We hope no FibTimer subscribers fall into the trap of having elevated and irrational expectations. Almost every week we write commentaries designed to help our subscribers know what to expect, so that they are prepared for whatever the market throws at us.

Market timers with elevated expectations will abandon a strategy after an inevitable small loss or two. As a result, they wind up locking in those losses without giving the timing strategies, which work quite well over time, a chance to perform.

Having expectations that are unlikely to be met is a sure fire way to making poor emotional decisions, always at the wrong times, and usually creating losses that should never have occurred. Below is a list of several common irrational and overconfident traits.

Irrational Traits

Irrational investors tend to underestimate the market. They are usually bullish and fail to recognize that the stock market can, and will, take away profits.

Irrational investors do not want to hear bad news during a rally, and do not want to hear good news near the bottom of a correction. The word "greed" comes into play here. Take my word for it, there are more than enough savvy traders out there who can and will easily relieve greedy investors of their profits. They are experts in the psychology of traders, and know that most market participants will hold onto positions too long.
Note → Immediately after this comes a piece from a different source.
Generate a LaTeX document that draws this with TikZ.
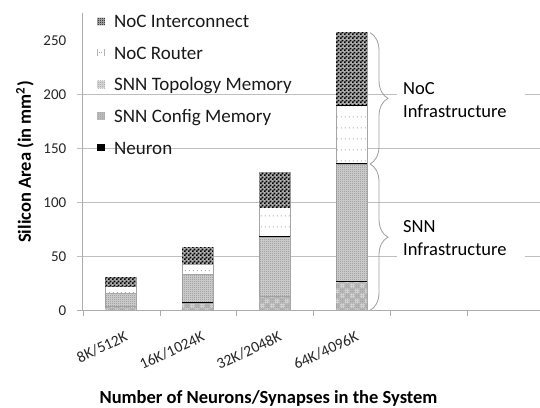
\documentclass[tikz,border=0pt]{standalone}
\usepackage{fontspec}
\setmainfont{Carlito}
\usetikzlibrary{patterns,decorations.pathreplacing}

% fill patterns for the stacked segments
\pgfdeclarepatternformonly{chkcoarse}{\pgfpointorigin}{\pgfqpoint{4bp}{4bp}}{\pgfqpoint{4bp}{4bp}}{%
  \pgfpathrectangle{\pgfpointorigin}{\pgfqpoint{2bp}{2bp}}%
  \pgfpathrectangle{\pgfqpoint{2bp}{2bp}}{\pgfqpoint{2bp}{2bp}}%
  \pgfusepath{fill}}
\pgfdeclarepatternformonly{chkfine}{\pgfpointorigin}{\pgfqpoint{2bp}{2bp}}{\pgfqpoint{2bp}{2bp}}{%
  \pgfpathrectangle{\pgfpointorigin}{\pgfqpoint{1bp}{1bp}}%
  \pgfpathrectangle{\pgfqpoint{1bp}{1bp}}{\pgfqpoint{1bp}{1bp}}%
  \pgfusepath{fill}}
\pgfdeclarepatternformonly{blocks}{\pgfpointorigin}{\pgfqpoint{10bp}{10bp}}{\pgfqpoint{10bp}{10bp}}{%
  \pgfpathrectangle{\pgfpointorigin}{\pgfqpoint{5bp}{5bp}}%
  \pgfpathrectangle{\pgfqpoint{5bp}{5bp}}{\pgfqpoint{5bp}{5bp}}%
  \pgfusepath{fill}}
\pgfdeclarepatternformonly{dotrows}{\pgfpointorigin}{\pgfqpoint{4bp}{11bp}}{\pgfqpoint{4bp}{11bp}}{%
  \pgfpathrectangle{\pgfqpoint{1bp}{5bp}}{\pgfqpoint{1bp}{1bp}}%
  \pgfusepath{fill}}

\begin{document}
\begin{tikzpicture}[x=1bp,y=-1bp,
  axisline/.style={draw=gray!65, line width=0.8bp},
  gridline/.style={draw=gray!50, line width=0.8bp},
  ticklab/.style={font=\fontsize{15bp}{17bp}\selectfont, text=black!85, inner sep=0pt},
  catlab/.style={font=\fontsize{15.5bp}{17bp}\selectfont, text=black!85, inner sep=0pt, rotate=25, anchor=north east},
  legtext/.style={font=\fontsize{19bp}{21bp}\selectfont, text=black!90, inner sep=0pt, anchor=base west},
  axtitle/.style={font=\fontsize{18.5bp}{20bp}\selectfont\bfseries, inner sep=0pt},
  infra/.style={font=\fontsize{18.5bp}{23bp}\selectfont, fill=white, align=left, text width=116bp, inner xsep=6bp, inner ysep=3bp, anchor=west},
  segedge/.style={draw=gray!70, line width=0.6bp},
  inter/.style={segedge, fill=gray!65, postaction={pattern=chkcoarse, pattern color=black}},
  router/.style={segedge, fill=white, postaction={pattern=dotrows, pattern color=gray!90}},
  topo/.style={segedge, fill=gray!35, postaction={pattern=chkfine, pattern color=gray!90}},
  config/.style={segedge, fill=gray!55, postaction={pattern=blocks, pattern color=gray!30},
                 postaction={pattern=chkfine, pattern color=gray!75}},
  sepline/.style={draw=black, line width=1bp},
  bracket/.style={draw=gray!75, line width=0.8bp, decorate, decoration={brace, amplitude=18bp}},
]
\fill[white] (0,0) rectangle (540,407);
\useasboundingbox (0,0) rectangle (540,407);

% value scale: 0 at y=310.3, 1.08 per unit
\begin{scope}[shift={(0,310.3)}, y=1.08bp]
  \foreach \v in {50,100,150,200}
    \draw[gridline] (77,\v) -- (540,\v);

  % 8K/512K
  \path[config] (105,0)    rectangle (136,3.4);
  \path[topo]   (105,3.4)  rectangle (136,15.7);
  \path[router] (105,15.7) rectangle (136,21.8);
  \path[inter]  (105,21.8) rectangle (136,30.2);
  % 16K/1024K
  \path[config] (182,0)    rectangle (213,6.8);
  \path[topo]   (182,6.8)  rectangle (213,33.5);
  \path[router] (182,33.5) rectangle (213,43);
  \path[inter]  (182,43)   rectangle (213,58.6);
  \draw[sepline] (182,6.8) -- (213,6.8);
  % 32K/2048K
  \path[config] (259,0)    rectangle (290,13);
  \path[topo]   (259,13)   rectangle (290,68);
  \path[router] (259,68)   rectangle (290,95);
  \path[inter]  (259,95)   rectangle (290,128);
  \draw[sepline] (259,68) -- (290,68);
  % 64K/4096K
  \path[config] (336,0)     rectangle (367,27);
  \path[topo]   (336,27)    rectangle (367,135.5);
  \path[router] (336,135.5) rectangle (367,189.5);
  \path[inter]  (336,189.5) rectangle (367,257);
  \draw[sepline] (336,27) -- (367,27);
  \draw[sepline] (336,135.5) -- (367,135.5);
  \draw[sepline] (336,189.5) -- (367,189.5);

  \coordinate (noctop) at (370,257);
  \coordinate (nocbot) at (370,135.5);
  \coordinate (snnbot) at (370,0);

  \foreach \v in {0,50,...,250}
    \node[ticklab, anchor=east] (ylab\v) at (66.5,\v) {\v};
\end{scope}

% axes
\draw[axisline] (82,13) -- (82,310.3);
\draw[axisline] (77,310.3) -- (540,310.3);
\foreach \k in {0,...,5}
  \draw[axisline] (83+76.9*\k,310.3) -- (83+76.9*\k,316);

% category labels
\node[catlab] (cat1) at (124,330.5) {8K/512K};
\node[catlab] (cat2) at (201,330.5) {16K/1024K};
\node[catlab] (cat3) at (278,330.5) {32K/2048K};
\node[catlab] (cat4) at (355,330.5) {64K/4096K};

% axis titles
\node[axtitle, rotate=90] (ytitle) at (25,162) {Silicon Area (in mm\textsuperscript{2})};
\node[axtitle, anchor=base] (xtitle) at (268.5,403) {Number of Neurons/Synapses in the System};

% legend
\fill[gray!60] (97,17.5) rectangle (105,25);
\fill[pattern=chkfine, pattern color=black] (97,17.5) rectangle (105,25);
\node[legtext] (leg1) at (114,27.5) {NoC Interconnect};
\draw[gray!60, line width=0.6bp] (97.5,49) -- (97.5,56) (104.5,49) -- (104.5,56);
\draw[gray!70, line width=0.8bp, dotted] (98.5,52.5) -- (103.5,52.5);
\node[legtext] (leg2) at (114,59) {NoC Router};
\fill[gray!30] (97,80.5) rectangle (105,88);
\fill[pattern=chkfine, pattern color=gray!75] (97,80.5) rectangle (105,88);
\node[legtext] (leg3) at (114,90.5) {SNN Topology Memory};
\fill[gray!50] (97,112) rectangle (105,119.5);
\fill[pattern=chkfine, pattern color=gray!80] (97,112) rectangle (105,119.5);
\node[legtext] (leg4) at (114,122) {SNN Config Memory};
\fill[black] (97,143.5) rectangle (105,151);
\node[legtext] (leg5) at (114,154) {Neuron};

% braces and their labels
\draw[bracket] (noctop) -- (nocbot);
\draw[bracket] (nocbot) -- (snnbot);
\node[infra] (noclab) at (397,100.5) {NoC\\Infrastructure};
\node[infra] (snnlab) at (397,238) {SNN\\Infrastructure};
\end{tikzpicture}
\end{document}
Irrational investors hate admitting mistakes. It is nothing more than allowing your ego to guide your trading decisions. Irrational investors hate to admit they've made a bad decision. This can result in market timing buy and sell signals being ignored, or second guessed.

Irrational investors often have a herd mentality. Though they may think they are acting independently, they are not. While market timers often go "against" the crowd, irrational investors are drawn into making decisions based on TV and radio commentaries, news events, as well as friends and relatives who can and often do exert a great deal of emotional pressure.

Don't Be Swayed By Crowd Psychology

The "majority" of investors are the most bullish at market tops and the "majority" of investors are the most bearish at market bottoms.

And remember, this is not just something that happens to the other guy.

Each is absolutely sure of his or her position, and if they can talk you into following them, you will be one of the many tens of thousands who "buy at the top" or "sell at the bottom."

In short, don't be swayed by crowd psychology. It is often the very opposite of what you should be doing. That is what market timing is designed to defeat. Unemotional decisions, issued by a tested strategy, replacing emotional ones.

It has been said that "Nothing will stop the truly irrational investor." Hopefully that is not always true.